### Short task:
Repeat the lines below exactly as they appear, but leave out the images.

### Dataset excerpt:

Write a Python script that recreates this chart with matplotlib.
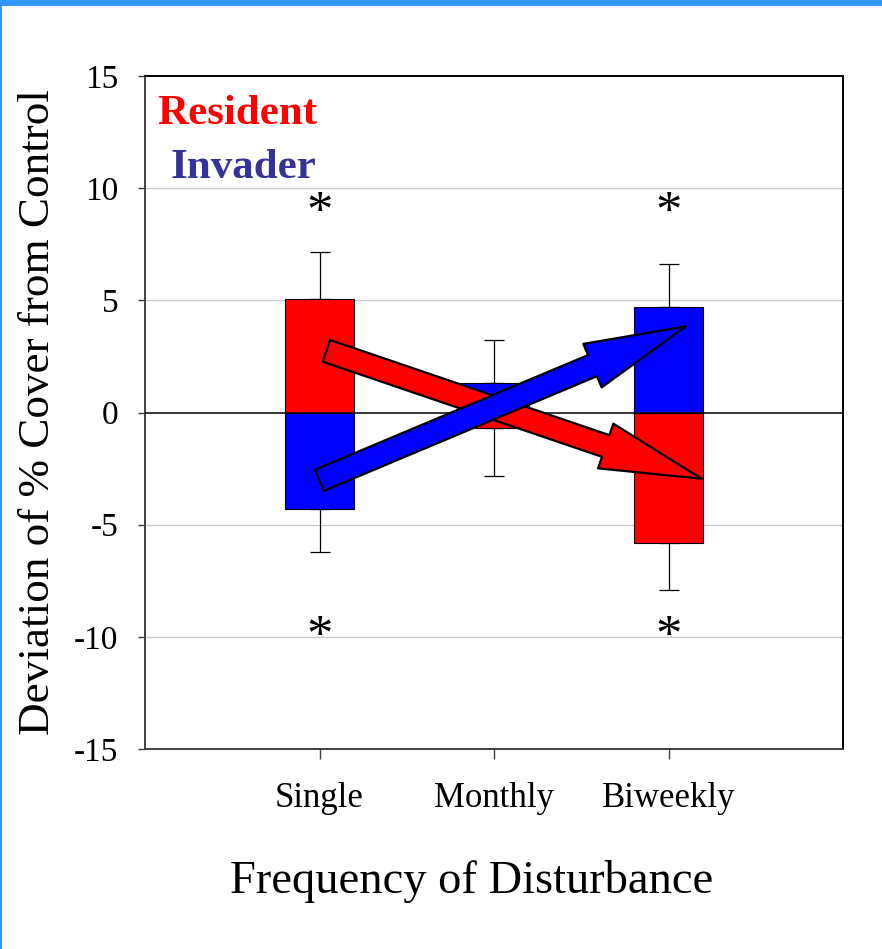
import matplotlib
matplotlib.use("Agg")
import matplotlib.pyplot as plt
from matplotlib.patches import FancyArrowPatch, Rectangle
import numpy as np

plt.rcParams["font.family"] = ["Liberation Serif", "DejaVu Serif"]
plt.rcParams["axes.unicode_minus"] = False

# disturbance treatments and mean deviation from control (% cover)
categories = ["Single", "Monthly", "Biweekly"]
resident = [5.05, -0.70, -5.80]
invader = [-4.30, 1.31, 4.72]
resident_se = [2.10, 2.13, 2.10]
invader_se = [1.90, 1.93, 1.90]
# significant differences marked above / below
star_y = [9.4, -9.5]
star_cats = [0, 2]
# trend arrows: (start, end) in data units
resident_trend = [(1.04, 2.75), (3.19, -2.95)]
invader_trend = [(1.00, -3.02), (3.10, 3.84)]

RED = "#ff0000"
BLUE = "#0000ff"

fig = plt.figure(figsize=(8.82, 9.49), dpi=100)
ax = fig.add_axes([0.1644, 0.2107, 0.7914, 0.7092])

x = np.arange(1, len(categories) + 1)
w = 0.4


def one_sided(vals, errs):
    vals = np.asarray(vals)
    errs = np.asarray(errs)
    lower = np.where(vals < 0, errs, 0)
    upper = np.where(vals >= 0, errs, 0)
    return [lower, upper]


ax.bar(x, resident, w, color=RED, edgecolor="black", linewidth=0.8, zorder=3)
ax.bar(x, invader, w, color=BLUE, edgecolor="black", linewidth=0.8, zorder=3)
ax.errorbar(x, resident, yerr=one_sided(resident, resident_se), fmt="none",
            ecolor="black", elinewidth=0.9, capsize=7, capthick=0.9, zorder=2)
ax.errorbar(x, invader, yerr=one_sided(invader, invader_se), fmt="none",
            ecolor="black", elinewidth=0.9, capsize=7, capthick=0.9, zorder=2)

# asterisk glyph sits high in its line box, so nudge it down a bit
for i in star_cats:
    for y in star_y:
        ax.annotate("*", (x[i], y), xytext=(0, -9), textcoords="offset points",
                    ha="center", va="center", fontsize=38, zorder=4)

# arrows showing the switch in dominance
for (p0, p1), col, z in [(resident_trend, RED, 5), (invader_trend, BLUE, 6)]:
    arr = FancyArrowPatch(p0, p1, arrowstyle="simple,head_length=73,head_width=34,tail_width=16.5",
                          mutation_scale=1, shrinkA=0, shrinkB=0,
                          facecolor=col, edgecolor="black", linewidth=1.6, zorder=z)
    ax.add_patch(arr)

ax.axhline(0, color="black", linewidth=1.1, zorder=4)
ax.set_xlim(0, 4)
ax.set_ylim(-15, 15)
ax.set_yticks(np.arange(-15, 16, 5))
ax.set_xticks(x)
ax.set_xticklabels(categories)
for g in [-10, -5, 5, 10]:
    ax.axhline(g, color="#c8c8c8", linewidth=1, zorder=1)

for sp in ax.spines.values():
    sp.set_color("#404040")
    sp.set_linewidth(1.4)
ax.spines["right"].set_color("black")
ax.spines["top"].set_color("black")
ax.tick_params(axis="y", direction="out", length=5, width=1, labelsize=24, pad=14, colors="#404040", labelcolor="black")
ax.tick_params(axis="x", direction="out", length=7, width=1, labelsize=25, pad=17, colors="#404040", labelcolor="black")

ax.set_ylabel("Deviation of % Cover from Control", fontsize=32.5, labelpad=12)
ax.set_xlabel("Frequency of Disturbance", fontsize=33.5, labelpad=32)
ax.xaxis.label.set_x(0.468)

ax.text(0.017, 0.972, "Resident", transform=ax.transAxes, color=RED, fontsize=31,
        fontweight="bold", va="top", ha="left")
ax.text(0.036, 0.892, "Invader", transform=ax.transAxes, color="#333399", fontsize=31,
        fontweight="bold", va="top", ha="left")

# slide frame
fig.patches.append(Rectangle((0, 1 - 6 / 949), 1, 6 / 949, transform=fig.transFigure,
                             facecolor="#3399ff", edgecolor="none"))
fig.patches.append(Rectangle((0, 0), 2 / 882, 1, transform=fig.transFigure,
                             facecolor="#3399ff", edgecolor="none"))

fig.savefig("out.png", dpi=100)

### Task output:
Write a Python script that recreates this chart with matplotlib.
import matplotlib
matplotlib.use("Agg")
import matplotlib.pyplot as plt
from matplotlib.patches import FancyArrowPatch, Rectangle
import numpy as np

plt.rcParams["font.family"] = ["Liberation Serif", "DejaVu Serif"]
plt.rcParams["axes.unicode_minus"] = False

# disturbance treatments and mean deviation from control (% cover)
categories = ["Single", "Monthly", "Biweekly"]
resident = [5.05, -0.70, -5.80]
invader = [-4.30, 1.31, 4.72]
resident_se = [2.10, 2.13, 2.10]
invader_se = [1.90, 1.93, 1.90]
# significant differences marked above / below
star_y = [9.4, -9.5]
star_cats = [0, 2]
# trend arrows: (start, end) in data units
resident_trend = [(1.04, 2.75), (3.19, -2.95)]
invader_trend = [(1.00, -3.02), (3.10, 3.84)]

RED = "#ff0000"
BLUE = "#0000ff"

fig = plt.figure(figsize=(8.82, 9.49), dpi=100)
ax = fig.add_axes([0.1644, 0.2107, 0.7914, 0.7092])

x = np.arange(1, len(categories) + 1)
w = 0.4


def one_sided(vals, errs):
    vals = np.asarray(vals)
    errs = np.asarray(errs)
    lower = np.where(vals < 0, errs, 0)
    upper = np.where(vals >= 0, errs, 0)
    return [lower, upper]


ax.bar(x, resident, w, color=RED, edgecolor="black", linewidth=0.8, zorder=3)
ax.bar(x, invader, w, color=BLUE, edgecolor="black", linewidth=0.8, zorder=3)
ax.errorbar(x, resident, yerr=one_sided(resident, resident_se), fmt="none",
            ecolor="black", elinewidth=0.9, capsize=7, capthick=0.9, zorder=2)
ax.errorbar(x, invader, yerr=one_sided(invader, invader_se), fmt="none",
            ecolor="black", elinewidth=0.9, capsize=7, capthick=0.9, zorder=2)

# asterisk glyph sits high in its line box, so nudge it down a bit
for i in star_cats:
    for y in star_y:
        ax.annotate("*", (x[i], y), xytext=(0, -9), textcoords="offset points",
                    ha="center", va="center", fontsize=38, zorder=4)

# arrows showing the switch in dominance
for (p0, p1), col, z in [(resident_trend, RED, 5), (invader_trend, BLUE, 6)]:
    arr = FancyArrowPatch(p0, p1, arrowstyle="simple,head_length=73,head_width=34,tail_width=16.5",
                          mutation_scale=1, shrinkA=0, shrinkB=0,
                          facecolor=col, edgecolor="black", linewidth=1.6, zorder=z)
    ax.add_patch(arr)

ax.axhline(0, color="black", linewidth=1.1, zorder=4)
ax.set_xlim(0, 4)
ax.set_ylim(-15, 15)
ax.set_yticks(np.arange(-15, 16, 5))
ax.set_xticks(x)
ax.set_xticklabels(categories)
for g in [-10, -5, 5, 10]:
    ax.axhline(g, color="#c8c8c8", linewidth=1, zorder=1)

for sp in ax.spines.values():
    sp.set_color("#404040")
    sp.set_linewidth(1.4)
ax.spines["right"].set_color("black")
ax.spines["top"].set_color("black")
ax.tick_params(axis="y", direction="out", length=5, width=1, labelsize=24, pad=14, colors="#404040", labelcolor="black")
ax.tick_params(axis="x", direction="out", length=7, width=1, labelsize=25, pad=17, colors="#404040", labelcolor="black")

ax.set_ylabel("Deviation of % Cover from Control", fontsize=32.5, labelpad=12)
ax.set_xlabel("Frequency of Disturbance", fontsize=33.5, labelpad=32)
ax.xaxis.label.set_x(0.468)

ax.text(0.017, 0.972, "Resident", transform=ax.transAxes, color=RED, fontsize=31,
        fontweight="bold", va="top", ha="left")
ax.text(0.036, 0.892, "Invader", transform=ax.transAxes, color="#333399", fontsize=31,
        fontweight="bold", va="top", ha="left")

# slide frame
fig.patches.append(Rectangle((0, 1 - 6 / 949), 1, 6 / 949, transform=fig.transFigure,
                             facecolor="#3399ff", edgecolor="none"))
fig.patches.append(Rectangle((0, 0), 2 / 882, 1, transform=fig.transFigure,
                             facecolor="#3399ff", edgecolor="none"))

fig.savefig("out.png", dpi=100)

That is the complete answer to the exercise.